USRA Standard Steam Locomotive Types

Wheel Arrangement

0-6-0 (Switcher)

0-8-0 (Switcher)

Light 2-8-2 "Mikado"

Heavy 2-8-2 "Mikado"

Light 2-10-2 "Santa Fe"

Heavy 2-10-2 "Santa Fe"

Light 4-6-2 "Pacific"

Heavy 4-6-2 "Pacific"

Light 4-8-2 "Mountain"

Heavy 4-8-2 "Mountain"

2-6-6-2

2-8-8-2

Number Built

255

175

625

233

94

175

81

20

47

15

30

106

Not included on this list are over 200, 2-10-0 "Decapods" built by American locomotive manufacturers for Russia.  There were a total of 1,200 built but following the Bolshevik revolution of 1917, not all had been delivered and remained on U.S. soil.  As a result, they were retrofitted to USRA standards and placed into service.  Many proved so popular the survived until the steam era's end.

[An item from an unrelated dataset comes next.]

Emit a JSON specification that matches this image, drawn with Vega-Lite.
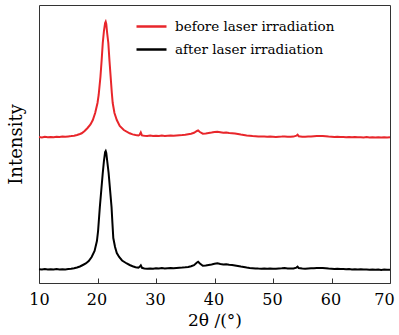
{
  "$schema": "https://vega.github.io/schema/vega-lite/v6.json",
  "width": 351,
  "height": 278,
  "autosize": "none",
  "padding": {"left": 39, "top": 5, "right": 9, "bottom": 52},
  "background": "white",
  "datasets": {
    "red": [
      {"t":10,"i":146.0},{"t":10.5,"i":145.6},{"t":11,"i":146.2},{"t":11.5,"i":145.8},{"t":12,"i":146.1},{"t":12.5,"i":145.7},{"t":13,"i":146.3},{"t":13.5,"i":146.0},{"t":14,"i":146.4},{"t":14.5,"i":146.2},{"t":15,"i":146.6},{"t":15.5,"i":146.9},{"t":16,"i":147.3},{"t":16.5,"i":148.0},{"t":17,"i":149.0},{"t":17.3,"i":149.7},{"t":17.8,"i":152},{"t":18.3,"i":155},{"t":18.8,"i":158.5},{"t":19.2,"i":163},{"t":19.6,"i":170},{"t":20.0,"i":180},{"t":20.2,"i":188},{"t":20.5,"i":206},{"t":20.7,"i":222},{"t":20.9,"i":240},{"t":21.1,"i":252},{"t":21.3,"i":260},{"t":21.4,"i":261.3},{"t":21.5,"i":259},{"t":21.65,"i":250},{"t":21.85,"i":240},{"t":22.05,"i":222},{"t":22.25,"i":206},{"t":22.45,"i":190},{"t":22.6,"i":180},{"t":22.9,"i":170},{"t":23.3,"i":163},{"t":23.8,"i":157},{"t":24.5,"i":153},{"t":25.5,"i":149.7},{"t":26,"i":148.6},{"t":26.5,"i":148},{"t":27,"i":147.5},{"t":27.2,"i":148.2},{"t":27.4,"i":150.5},{"t":27.6,"i":147.6},{"t":28,"i":147.2},{"t":28.5,"i":147.0},{"t":29,"i":147.4},{"t":29.5,"i":147.0},{"t":30,"i":147.3},{"t":30.5,"i":147.0},{"t":31,"i":147.4},{"t":31.5,"i":147.1},{"t":32,"i":147.3},{"t":32.5,"i":147.5},{"t":33,"i":147.2},{"t":33.5,"i":147.6},{"t":34,"i":147.8},{"t":34.5,"i":148.0},{"t":35,"i":148.3},{"t":35.5,"i":148.8},{"t":36,"i":149.3},{"t":36.5,"i":150.2},{"t":37,"i":152.0},{"t":37.2,"i":152.5},{"t":37.5,"i":151.0},{"t":38,"i":149.3},{"t":38.5,"i":149.6},{"t":39,"i":150.0},{"t":39.5,"i":150.4},{"t":40,"i":150.9},{"t":40.5,"i":151.3},{"t":41,"i":150.8},{"t":41.5,"i":150.3},{"t":42,"i":150.5},{"t":42.5,"i":150.0},{"t":43,"i":149.8},{"t":43.5,"i":149.4},{"t":44,"i":148.9},{"t":44.5,"i":148.4},{"t":45,"i":148.0},{"t":45.5,"i":147.6},{"t":46,"i":147.3},{"t":46.5,"i":147.0},{"t":47,"i":146.8},{"t":47.5,"i":146.6},{"t":48,"i":146.4},{"t":48.5,"i":146.5},{"t":49,"i":146.2},{"t":49.5,"i":146.4},{"t":50,"i":146.2},{"t":50.5,"i":146.0},{"t":51,"i":146.3},{"t":51.5,"i":146.4},{"t":52,"i":146.6},{"t":52.5,"i":146.3},{"t":53,"i":146.2},{"t":53.5,"i":146.4},{"t":54,"i":147.3},{"t":54.2,"i":148.3},{"t":54.4,"i":146.8},{"t":55,"i":146.3},{"t":55.5,"i":146.2},{"t":56,"i":146.5},{"t":56.5,"i":146.6},{"t":57,"i":146.8},{"t":57.5,"i":146.9},{"t":58,"i":147.0},{"t":58.5,"i":147.1},{"t":59,"i":146.8},{"t":59.5,"i":146.5},{"t":60,"i":146.3},{"t":60.5,"i":146.0},{"t":61,"i":146.2},{"t":61.5,"i":145.9},{"t":62,"i":146.0},{"t":62.5,"i":145.8},{"t":63,"i":146.0},{"t":63.5,"i":145.7},{"t":64,"i":145.9},{"t":64.5,"i":145.7},{"t":65,"i":145.8},{"t":65.5,"i":145.6},{"t":66,"i":145.9},{"t":66.5,"i":145.6},{"t":67,"i":145.8},{"t":67.5,"i":145.6},{"t":68,"i":145.7},{"t":68.5,"i":145.5},{"t":69,"i":145.8},{"t":69.5,"i":145.6},{"t":70,"i":145.7}
    ],
    "black": [
      {"t":10,"i":13.7},{"t":10.5,"i":13.4},{"t":11,"i":13.9},{"t":11.5,"i":13.5},{"t":12,"i":13.8},{"t":12.5,"i":13.5},{"t":13,"i":13.9},{"t":13.5,"i":13.6},{"t":14,"i":13.8},{"t":14.5,"i":13.6},{"t":15,"i":13.9},{"t":15.5,"i":14.2},{"t":16,"i":14.8},{"t":16.5,"i":15.5},{"t":17,"i":16.5},{"t":17.5,"i":18},{"t":18,"i":19.5},{"t":18.5,"i":22},{"t":19.0,"i":26},{"t":19.5,"i":32},{"t":19.9,"i":42},{"t":20.1,"i":52},{"t":20.4,"i":76},{"t":20.65,"i":93},{"t":20.9,"i":110},{"t":21.1,"i":122},{"t":21.3,"i":131},{"t":21.4,"i":132},{"t":21.5,"i":130},{"t":21.7,"i":120},{"t":21.9,"i":110},{"t":22.15,"i":93},{"t":22.4,"i":76},{"t":22.55,"i":60},{"t":22.7,"i":45},{"t":23.0,"i":36},{"t":23.3,"i":30},{"t":23.7,"i":26},{"t":24.2,"i":22.5},{"t":25,"i":19.5},{"t":25.5,"i":18},{"t":26,"i":16.8},{"t":26.5,"i":15.8},{"t":27,"i":15.4},{"t":27.2,"i":16.2},{"t":27.4,"i":17.6},{"t":27.6,"i":15.2},{"t":28,"i":14.6},{"t":28.5,"i":14.3},{"t":29,"i":14.6},{"t":29.5,"i":14.3},{"t":30,"i":14.8},{"t":30.5,"i":14.6},{"t":31,"i":14.9},{"t":31.5,"i":14.6},{"t":32,"i":14.8},{"t":32.5,"i":15.0},{"t":33,"i":14.8},{"t":33.5,"i":15.1},{"t":34,"i":15.3},{"t":34.5,"i":15.4},{"t":35,"i":15.7},{"t":35.5,"i":16.1},{"t":36,"i":16.7},{"t":36.5,"i":17.8},{"t":37,"i":20.5},{"t":37.2,"i":21.3},{"t":37.5,"i":19.5},{"t":38,"i":17.2},{"t":38.5,"i":17.6},{"t":39,"i":18.1},{"t":39.5,"i":18.6},{"t":40,"i":19.2},{"t":40.5,"i":19.7},{"t":41,"i":19.0},{"t":41.5,"i":18.6},{"t":42,"i":18.8},{"t":42.5,"i":18.3},{"t":43,"i":18.1},{"t":43.5,"i":17.6},{"t":44,"i":17.0},{"t":44.5,"i":16.4},{"t":45,"i":15.9},{"t":45.5,"i":15.4},{"t":46,"i":15.0},{"t":46.5,"i":14.8},{"t":47,"i":14.6},{"t":47.5,"i":14.4},{"t":48,"i":14.3},{"t":48.5,"i":14.5},{"t":49,"i":14.2},{"t":49.5,"i":14.4},{"t":50,"i":14.3},{"t":50.5,"i":14.2},{"t":51,"i":14.5},{"t":51.5,"i":14.7},{"t":52,"i":15.0},{"t":52.5,"i":14.6},{"t":53,"i":14.4},{"t":53.5,"i":14.6},{"t":54,"i":15.4},{"t":54.2,"i":16.4},{"t":54.4,"i":14.9},{"t":55,"i":14.4},{"t":55.5,"i":14.3},{"t":56,"i":14.5},{"t":56.5,"i":14.7},{"t":57,"i":14.8},{"t":57.5,"i":14.9},{"t":58,"i":15.0},{"t":58.5,"i":15.1},{"t":59,"i":14.8},{"t":59.5,"i":14.5},{"t":60,"i":14.3},{"t":60.5,"i":14.0},{"t":61,"i":14.2},{"t":61.5,"i":13.9},{"t":62,"i":14.0},{"t":62.5,"i":13.7},{"t":63,"i":13.9},{"t":63.5,"i":13.6},{"t":64,"i":13.8},{"t":64.5,"i":13.5},{"t":65,"i":13.7},{"t":65.5,"i":13.4},{"t":66,"i":13.6},{"t":66.5,"i":13.3},{"t":67,"i":13.5},{"t":67.5,"i":13.3},{"t":68,"i":13.4},{"t":68.5,"i":13.1},{"t":69,"i":13.4},{"t":69.5,"i":13.2},{"t":70,"i":13.3}
    ]
  },
  "encoding": {
    "x": {
      "field": "t",
      "type": "quantitative",
      "scale": {"domain": [10, 70], "nice": false, "zero": false},
      "axis": {
        "title": "2θ /(°)",
        "values": [10, 20, 30, 40, 50, 60, 70],
        "domain": false,
        "grid": false,
        "tickSize": -5,
        "tickColor": "#333",
        "labelFlush": false,
        "labelOverlap": false,
        "labelOffset": {"expr": "datum.value == 70 ? -6 : (datum.value == 10 ? 0 : -1)"},
        "labelPadding": 13,
        "labelFontSize": 16,
        "labelColor": "#000",
        "labelFont": "DejaVu Serif",
        "labelFontWeight": "normal",
        "titleFont": "DejaVu Serif",
        "titleFontSize": 17,
        "titleFontWeight": "normal",
        "titleColor": "#000",
        "titlePadding": 5
      }
    },
    "y": {
      "field": "i",
      "type": "quantitative",
      "scale": {"domain": [0, 278], "nice": false},
      "axis": {
        "title": "Intensity",
        "labels": false,
        "ticks": false,
        "domain": false,
        "grid": false,
        "titleFont": "DejaVu Serif",
        "titleFontSize": 18,
        "titleFontWeight": "normal",
        "titleColor": "#000",
        "titlePadding": 14
      }
    }
  },
  "layer": [
    {
      "data": {"name": "red"},
      "mark": {"type": "line", "strokeWidth": 2},
      "encoding": {"color": {"datum": "before laser irradiation"}}
    },
    {
      "data": {"name": "black"},
      "mark": {"type": "line", "strokeWidth": 2},
      "encoding": {"color": {"datum": "after laser irradiation"}}
    }
  ],
  "resolve": {"scale": {"color": "shared"}},
  "config": {
    "view": {"stroke": "#333", "strokeWidth": 1},
    "font": "DejaVu Serif",
    "range": {"category": ["#e8262b", "#000000"]},
    "legend": {
      "orient": "none",
      "legendX": 96,
      "legendY": 5,
      "title": null,
      "symbolType": "stroke",
      "symbolSize": 900,
      "symbolStrokeWidth": 2.5,
      "labelFont": "DejaVu Serif",
      "labelFontSize": 13.5,
      "labelColor": "#000",
      "labelOffset": 7,
      "labelLimit": 0,
      "rowPadding": -8,
      "padding": 0
    }
  }
}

As Mr. Boyd notes, there were also more than 100,000 freight cars manufactured, most of which were boxcars.  In his book, "Freight Train Cars," author Mike Schafer points out these were largely composite in design, carrying both steel and wood (the superstructure, particularly the under-frame and latticework, was steel while wood was used in general carbody).  As John H. White, Jr. highlights in his book, "The American Railroad Freight Car," steel witnessed increasing use during the early 20th century.  In 1905, just 8.6% of the nation's total car fleet featured some type of metal-work.  This number had jumped to 51.8% by 1915 and 65.2% by 1920.  Interestingly, the USRA even designed a standard caboose, the so-called "Northeastern" variant, although it was never built.  Interestingly, the Reading picked up the design and produced an all-steel version in 1924.  Several other carriers also went on to use this caboose, including the Western Maryland, Central Railroad of New Jersey, and Lehigh Valley.  Many managers probably felt the industry would never been returned to private ownership but those concerns were alleviated when the Railway Administration Act became law on March 21, 1918.  It specified that all lines would be relinquished by the government within 21 months of a peace treaty.   That held true after World War I ended on November 11, 1918.  On March 1, 1920 when the USRA's authority ended.